Jason Alexander Simon, David LaMarr, Sean Thompson, George Slotin.
Jason Alexander Simon, David LaMarr, Sean Thompson, and George Slotin as Penelope's barbershop quartet of suitors.
(© Carol Rosegg)

The most genuinely enjoyable piece of Penelope is the team of suitors who roam the stage more like overeager house guests outstaying their welcome than violent and rapacious scavengers (Antinous, played by Cooper Howell with foppish, Captain Hook-like villainy, is the one scavenger in the bunch). David LaMarr, Jacob Simon, George Slotin, and Sean Thompson play the core group of these annoying but harmless gents, serenading Penelope as a barbershop quartet that is tickled by their own talent. They do indeed make a stellar singing group, and as they frolic around in their Greek-adjacent tunics (tongue-in-cheek costumes by Lex Liang), you wish Penelope were allowed to participate in more of these whimsical parts of the story instead of being relegated to so much self-serious introspection.

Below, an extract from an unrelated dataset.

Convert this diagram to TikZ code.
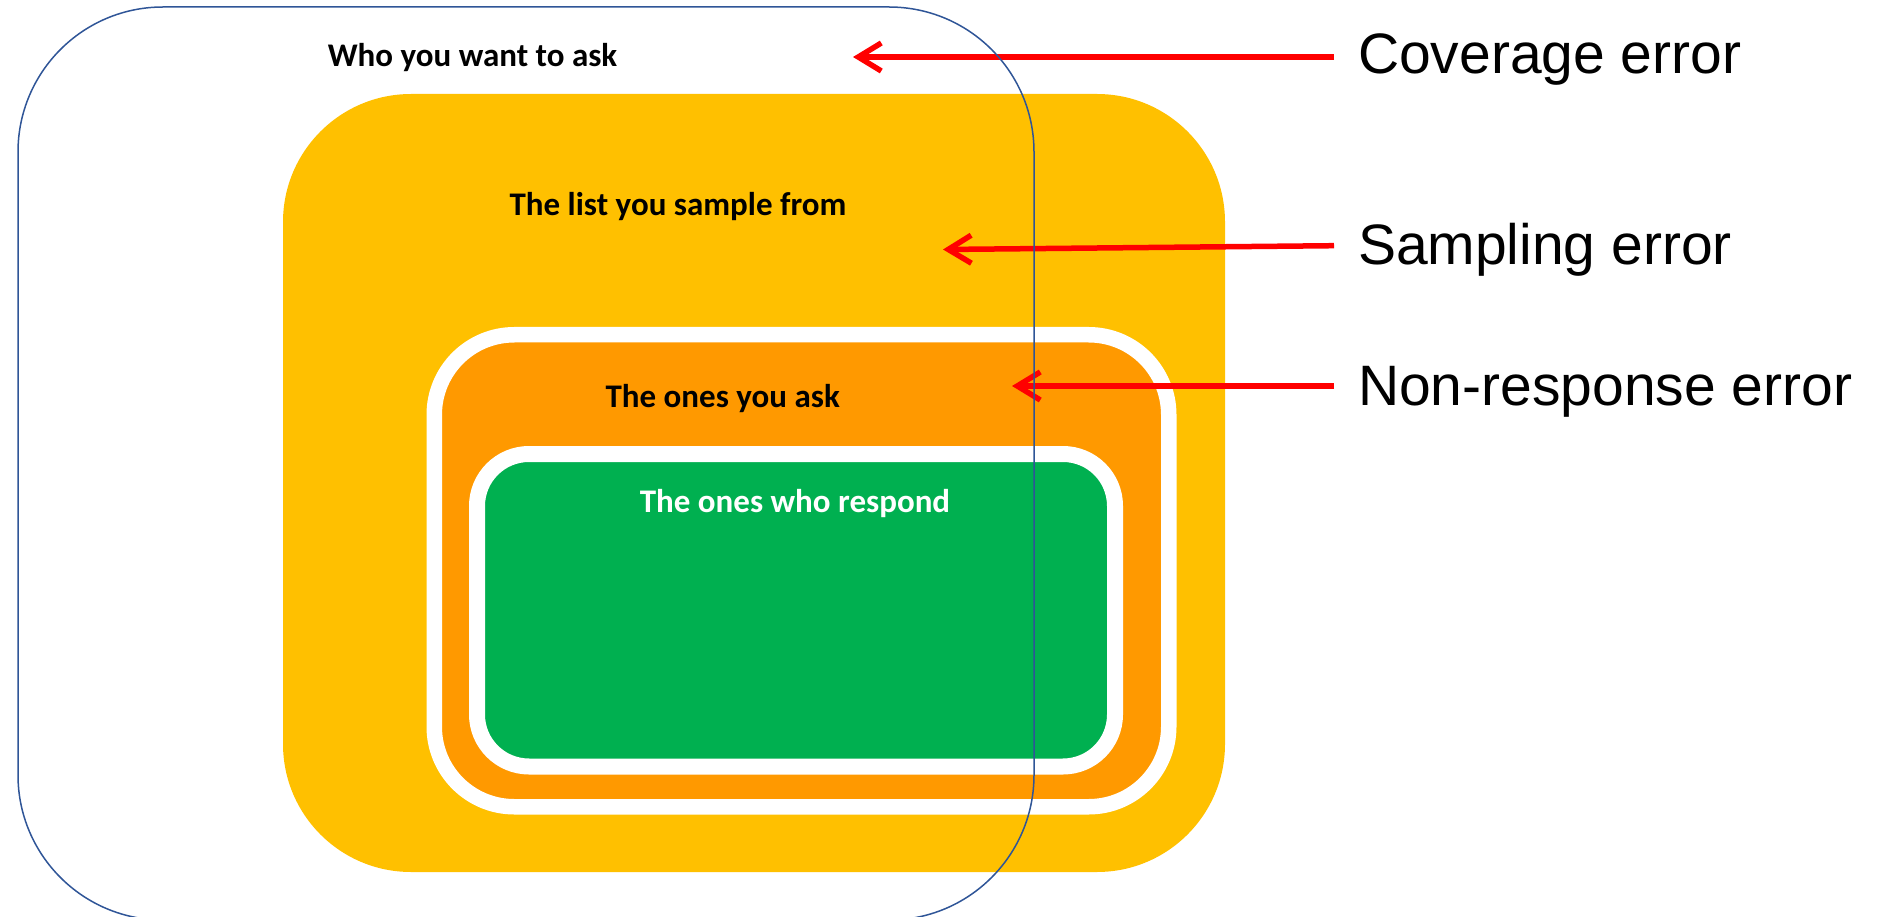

Penelope frequently gets caught in this space between silly spoof and meaningful satire, unsure of whether it wants to be pure diversion or a messenger of enlightenment for its audiences. The result is often a diluted version of both, stuck in a no-man's land of unoriginal comedy and toothless moralizing.

When Odysseus (Ben Jacoby) finally makes his grand return in Act 2, his hero's ending is largely untouched. He steals all the thunder in the 11th hour, ridding Penelope's house of suitors and reclaiming his place in his home, with barely a moment of resistance from his wife (she seems more miffed by his infidelity than his intrusion on her creative pursuits). The authors of Penelope certainly don't have to go the route of Broadway's favorite histo-remix Six and envision a Penelope that leaves her husband, travels the globe, and joins a pop girl group. But if so little about her existing narrative has been changed, it's reasonable to wonder why it was rewritten at all.

Ben Jacoby, Britany Nicole Simpson
Ben Jacoby as Odysseus with Britany Nicole Simpson as Penelope.